The “Commemoration Ode” of Lowell has also been a source from which I drank something of the divine ecstasy of the poet’s own exalted mood, and I would set this level with the ‘Biglow Papers,’ high above all his other work, and chief of the things this age of our country shall be remembered by. Holmes I always loved, and not for his wit alone, which is so obvious to liking, but for those rarer and richer strains of his in which he shows himself the lover of nature and the brother of men. The deep spiritual insight, the celestial music, and the brooding tenderness of Whittier have always taken me more than his fierier appeals and his civic virtues, though I do not underrate the value of these in his verse.

My acquaintance with these modern poets, and many I do not name because they are so many, has been continuous with their work, and my pleasure in it not inconstant if not equal. I have spoken before of Longfellow as one of my first passions, and I have never ceased to delight in him; but some of the very newest and youngest of our poets have given me thrills of happiness, for which life has become lastingly sweeter.
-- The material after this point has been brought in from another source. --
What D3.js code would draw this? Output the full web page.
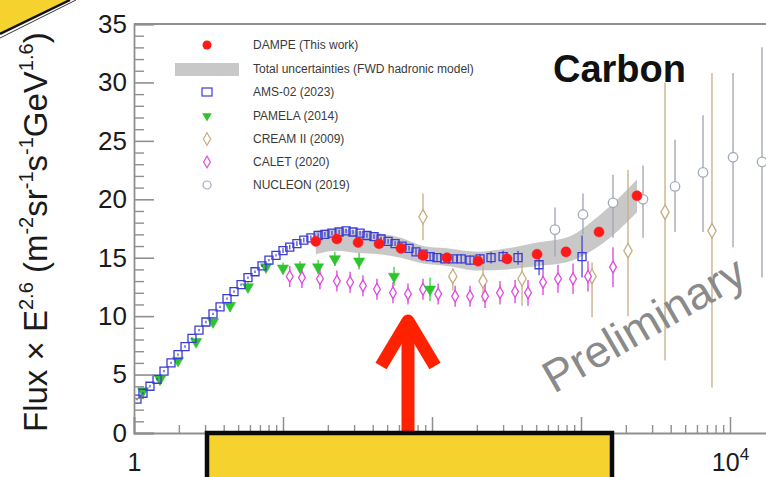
<!DOCTYPE html>
<html><head><meta charset="utf-8">
<script src="https://cdn.jsdelivr.net/npm/d3@7"></script>
<style>html,body{margin:0;padding:0;background:#fff;overflow:hidden}svg{display:block;font-family:"Liberation Sans",Arial,Helvetica,sans-serif}</style>
</head><body>
<svg id="c" width="766" height="477"></svg>
<script>
// ---------- data ----------
const yTickValues = [0,5,10,15,20,25,30,35];
const xMajorValues = [1,10,100,1000,10000];
const xMajorLabels = [["1",""],["",""],["",""],["",""],["10","4"]]; // 10, 10^2, 10^3 hidden under the overlay box

const dampeE = [16.6,23.0,31.9,44.1,61.9,87.0,126,204,319,507,793,1321,2376];
const dampeF = [16.4,16.6,16.3,16.2,15.8,15.2,15.0,14.7,14.9,15.3,15.5,17.2,20.3];
const bandLow  = [15.3,15.6,15.4,15.3,15.0,14.5,14.3,13.9,14.0,14.3,14.6,16.0,18.9];
const bandHigh = [17.3,17.5,17.3,17.1,16.7,16.0,15.8,15.5,15.8,16.3,16.7,18.6,21.7];

const amsE = [1.047,1.149,1.28,1.427,1.59,1.772,1.974,2.2,2.45,2.73,3.04,3.39,3.78,4.21,4.69,5.23,5.82,6.49,7.23,8.05,8.97,10.0,11.1,12.4,13.8,15.4,17.2,19.1,21.3,23.8,26.5,29.5,32.9,36.6,40.8,45.5,50.7,56.5,62.9,70.1,78.1,87.0,97.0,108,122,138,157,180,210,249,300,378,523,1016];
const amsF = [2.9,3.4,4.0,4.6,5.3,6.0,6.7,7.4,8.1,8.8,9.5,10.2,10.8,11.5,12.1,12.7,13.3,13.8,14.3,14.8,15.2,15.6,15.9,16.2,16.5,16.7,16.9,17.0,17.1,17.2,17.3,17.2,17.1,16.9,16.8,16.6,16.4,16.2,16.0,15.8,15.5,15.3,15.1,15.0,14.9,14.9,14.9,14.8,14.9,15.0,15.1,15.0,14.4,15.1];
const amsErr = [0.1,0.1,0.1,0.1,0.1,0.1,0.1,0.1,0.1,0.1,0.1,0.1,0.1,0.1,0.1,0.1,0.1,0.1,0.1,0.1,0.1,0.2,0.2,0.2,0.2,0.2,0.2,0.2,0.2,0.2,0.2,0.2,0.2,0.2,0.2,0.2,0.2,0.2,0.2,0.2,0.3,0.3,0.3,0.3,0.3,0.3,0.4,0.4,0.4,0.5,0.5,0.6,0.9,1.8];

const pamE = [1.149,1.495,1.974,2.61,3.39,4.41,5.82,7.69,10.0,13.0,17.2,22.3,32.4,55.6,97.0];
const pamF = [3.6,4.6,6.2,7.8,9.5,10.9,12.5,14.2,14.1,14.2,14.2,14.9,14.7,13.4,12.3];
const pamErr = [0.2,0.2,0.2,0.3,0.3,0.3,0.4,0.4,0.5,0.5,0.6,0.6,0.7,0.8,1.0];

const calE = [11.1,13.4,17.7,23.0,28.2,34.4,42.7,54.7,69.0,87.0,110,143,180,227,286,361,441,556,701,884,1114,1640];
const calF = [13.4,13.3,13.2,13.0,12.9,12.6,12.3,12.0,11.9,12.3,11.9,11.7,11.7,11.7,12.0,12.1,12.0,12.9,13.2,13.2,13.4,14.2];
const calErr = [0.9,0.9,0.9,0.9,0.9,0.9,0.9,0.9,0.9,0.9,0.9,0.9,0.9,1.0,1.0,1.0,1.1,1.1,1.2,1.3,1.3,1.7];

const creE = [87,138,220,402,1186,2067,3664,7570];
const creF = [18.5,13.4,13.0,13.2,13.4,15.6,18.9,17.3];
const creLo = [16.5,12.2,11.2,10.9,9.9,10.0,6.2,3.9];
const creHi = [20.5,14.1,14.8,15.5,14.6,22.5,30.0,30.8];

const nucE = [669,1031,1640,2608,4276,6590,10480,16400];
const nucF = [17.4,18.7,19.7,20.0,21.1,22.3,23.6,23.2];
const nucLo = [15.1,17.0,16.7,16.7,17.2,17.2,15.9,13.3];
const nucHi = [19.3,20.5,22.1,22.9,25.1,27.2,30.8,33.0];

const legendLabels = ["DAMPE (This work)","Total uncertainties (FWD hadronic model)","AMS-02 (2023)","PAMELA (2014)","CREAM II (2009)","CALET (2020)","NUCLEON (2019)"];

// ---------- chart ----------
const svg = d3.select("#c");
const X0 = 134, PX = 149, Y0 = 433, YT = 24;
const x = d3.scaleLog().domain([1, Math.pow(10,4.3)]).range([X0, X0 + 4.3*PX]);
const y = d3.scaleLinear().domain([0,35]).range([Y0, YT]);

const C = {dampe:"#ff1a1a", band:"#c8c8c8", ams:"#3b3bd6", pam:"#2ec42e", cal:"#e04be0", cre:"#c9ab80", nuc:"#a3a9ba"};

svg.append("defs").append("clipPath").attr("id","pc")
  .append("rect").attr("x",X0).attr("y",YT).attr("width",766-X0).attr("height",Y0-YT);

const plot = svg.append("g").attr("clip-path","url(#pc)");

const bandData = dampeE.map((e,i)=>({e, lo:bandLow[i], hi:bandHigh[i]}));
plot.append("path").datum(bandData)
  .attr("d", d3.area().x(d=>x(d.e)).y0(d=>y(d.lo)).y1(d=>y(d.hi)).curve(d3.curveMonotoneX))
  .attr("fill", C.band);

function errBars(g, E, lo, hi, color, w){
  g.selectAll(null).data(E).enter().append("line")
   .attr("x1",d=>x(d)).attr("x2",d=>x(d))
   .attr("y1",(d,i)=>y(lo[i])).attr("y2",(d,i)=>y(hi[i]))
   .attr("stroke",color).attr("stroke-width",w||1.2);
}
function markers(g, E, F, type, size, fill, stroke, sw, rot){
  g.selectAll(null).data(E).enter().append("path")
   .attr("d", d3.symbol().type(type).size(size))
   .attr("transform",(d,i)=>`translate(${x(d)},${y(F[i])})` + (rot?` rotate(${rot})`:""))
   .attr("fill",fill).attr("stroke",stroke).attr("stroke-width",sw);
}

errBars(plot, nucE, nucLo, nucHi, C.nuc, 1.4);
markers(plot, nucE, nucF, d3.symbolCircle, 70, "#fff", C.nuc, 1.3);
errBars(plot, creE, creLo, creHi, C.cre, 1.3);
markers(plot, creE, creF, d3.symbolDiamond, 60, "#fff", C.cre, 1.3);
errBars(plot, calE, calF.map((v,i)=>v-calErr[i]), calF.map((v,i)=>v+calErr[i]), C.cal, 1.4);
markers(plot, calE, calF, d3.symbolDiamond, 40, "#fff", C.cal, 1.3);
errBars(plot, pamE, pamF.map((v,i)=>v-pamErr[i]), pamF.map((v,i)=>v+pamErr[i]), C.pam, 1.2);
markers(plot, pamE, pamF, d3.symbolTriangle, 55, C.pam, C.pam, 0.5, 180);
errBars(plot, amsE, amsF.map((v,i)=>v-amsErr[i]), amsF.map((v,i)=>v+amsErr[i]), C.ams, 1.2);
markers(plot, amsE, amsF, d3.symbolSquare, 64, "none", C.ams, 1.3);
markers(plot, dampeE, dampeF, d3.symbolCircle, 80, C.dampe, C.dampe, 0.5);

// ---------- axes ----------
const axCol = "#8f8f8f";
svg.append("line").attr("x1",X0).attr("x2",766).attr("y1",YT).attr("y2",YT).attr("stroke",axCol).attr("stroke-width",1.8);

const yAx = svg.append("g").attr("transform",`translate(${X0},0)`)
  .call(d3.axisLeft(y).tickValues(yTickValues).tickSize(-20).tickPadding(7).tickFormat(d3.format("d")));
yAx.select(".domain").attr("stroke",axCol).attr("stroke-width",1.8);
yAx.selectAll(".tick line").attr("stroke",axCol).attr("stroke-width",1.6);
yAx.selectAll(".tick text").attr("font-size",26).attr("fill","#1a1a1a").attr("font-family","Liberation Sans, Arial, sans-serif");
const yMinor = d3.range(0,36,1).filter(v=>v%5!==0);
const yAm = svg.append("g").attr("transform",`translate(${X0},0)`)
  .call(d3.axisLeft(y).tickValues(yMinor).tickSize(-10).tickFormat(""));
yAm.select(".domain").remove();
yAm.selectAll(".tick line").attr("stroke",axCol).attr("stroke-width",1.4);

const xAx = svg.append("g").attr("transform",`translate(0,${Y0})`)
  .call(d3.axisBottom(x).tickValues(xMajorValues).tickSize(-16).tickPadding(22).tickFormat(""));
xAx.select(".domain").attr("stroke",axCol).attr("stroke-width",1.8);
xAx.selectAll(".tick line").attr("stroke",axCol).attr("stroke-width",1.5);
xAx.selectAll(".tick").each(function(d,i){
  if (!xMajorLabels[i][0]) return;
  const t = d3.select(this).append("text").attr("y",38).attr("fill","#1a1a1a")
    .attr("font-size",25).attr("text-anchor","middle").attr("font-family","Liberation Sans, Arial, sans-serif");
  t.append("tspan").text(xMajorLabels[i][0]);
  if (xMajorLabels[i][1]) t.append("tspan").attr("font-size",17).attr("dy",-11).text(xMajorLabels[i][1]);
});
const xMinor = [];
[1,10,100,1000,10000].forEach(dec=>{ for(let k=2;k<=9;k++){ const v=dec*k; if (x(v)<766) xMinor.push(v);} });
const xAm = svg.append("g").attr("transform",`translate(0,${Y0})`)
  .call(d3.axisBottom(x).tickValues(xMinor).tickSize(-8).tickFormat(""));
xAm.select(".domain").remove();
xAm.selectAll(".tick line").attr("stroke",axCol).attr("stroke-width",1.4);

const yt = svg.append("text").attr("transform","translate(47,432) rotate(-90)")
  .attr("font-size",33).attr("fill","#1a1a1a").attr("text-anchor","start");
const parts = [["Flux × E",0],["2.6",1],[" (m",0],["-2",1],["sr",0],["-1",1],["s",0],["-1",1],["GeV",0],["1.6",1],[")",0]];
let prevSup = 0;
parts.forEach(([s,sup])=>{
  const ts = yt.append("tspan").text(s);
  if (sup) { ts.attr("font-size",20); if(!prevSup) ts.attr("dy",-14); }
  else if (prevSup) ts.attr("dy",14);
  prevSup = sup;
});

svg.append("text").attr("x",553).attr("y",82).attr("font-size",38).attr("font-weight","bold").attr("fill","#111").text("Carbon");

svg.append("text").attr("transform","translate(554,394) rotate(-30)")
  .attr("font-size",45).attr("fill","#8a8a8a").text("Preliminary");

// ---------- legend ----------
const lg = svg.append("g").attr("font-size",12).attr("fill","#3a3a3a");
const rowsY = [45,69,92,116,139,162,185];
const mx = 207;
legendLabels.forEach((t,i)=>{
  lg.append("text").attr("x",253).attr("y",rowsY[i]+4).text(t);
});
lg.append("circle").attr("cx",mx).attr("cy",rowsY[0]).attr("r",4.5).attr("fill",C.dampe);
lg.append("rect").attr("x",175).attr("y",rowsY[1]-6).attr("width",64).attr("height",13).attr("fill",C.band);
lg.append("rect").attr("x",mx-5).attr("y",rowsY[2]-4).attr("width",10).attr("height",8).attr("fill","none").attr("stroke",C.ams).attr("stroke-width",1.2);
lg.append("path").attr("d",d3.symbol().type(d3.symbolTriangle).size(40)).attr("transform",`translate(${mx},${rowsY[3]}) rotate(180)`).attr("fill",C.pam);
lg.append("path").attr("d",d3.symbol().type(d3.symbolDiamond).size(45)).attr("transform",`translate(${mx},${rowsY[4]})`).attr("fill","none").attr("stroke",C.cre).attr("stroke-width",1.2);
lg.append("path").attr("d",d3.symbol().type(d3.symbolDiamond).size(40)).attr("transform",`translate(${mx},${rowsY[5]})`).attr("fill","none").attr("stroke",C.cal).attr("stroke-width",1.2);
lg.append("circle").attr("cx",mx).attr("cy",rowsY[6]).attr("r",4).attr("fill","none").attr("stroke",C.nuc).attr("stroke-width",1.2);

// ---------- overlays ----------
svg.append("path").attr("d","M0,0 L68,0 L0,33 Z").attr("fill","#f5d22e");
svg.append("line").attr("x1",0).attr("y1",34).attr("x2",70).attr("y2",0).attr("stroke","#111").attr("stroke-width",2.5);
svg.append("line").attr("x1",0).attr("y1",38).attr("x2",76).attr("y2",0).attr("stroke","#333").attr("stroke-width",1);

const arrow = svg.append("g").attr("stroke","#ff2200").attr("stroke-width",13).attr("fill","none");
arrow.append("line").attr("x1",408).attr("y1",324).attr("x2",408).attr("y2",433);
arrow.append("path").attr("d","M381,366 L408,321 L435,366").attr("stroke-linejoin","round");

svg.append("rect").attr("x",207).attr("y",433).attr("width",405).attr("height",60)
  .attr("fill","#f5d22e").attr("stroke","#0a0a0a").attr("stroke-width",4.5);
</script>
</body></html>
Long after I had thought never to read it—in fact when I was ‘nel mezzo del cammin di nostra vita’—I read Milton’s “Paradise Lost,” and found in it a majestic beauty that justified to me the fame it wears, and eclipsed the worth of those lesser poems which I had ignorantly accounted his worthiest. In fact, it was one of the literary passions of the time I speak of, and it shared my devotion for the novels of Tourguenief and (shall I own it?) the romances of Cherbuliez. After all, it is best to be honest, and if it is not best, it is at least easiest; it involves the fewest embarrassing consequences; and if I confess the spell that the Revenge of Joseph Noirel cast upon me for a time, perhaps I shall be able to whisper the reader behind my hand that I have never yet read the “AEneid” of Virgil; the “Georgics,” yes; but the “AEneid,” no. Some time, however, I expect to read it and to like it immensely. That is often the case with things that I have held aloof from indefinitely.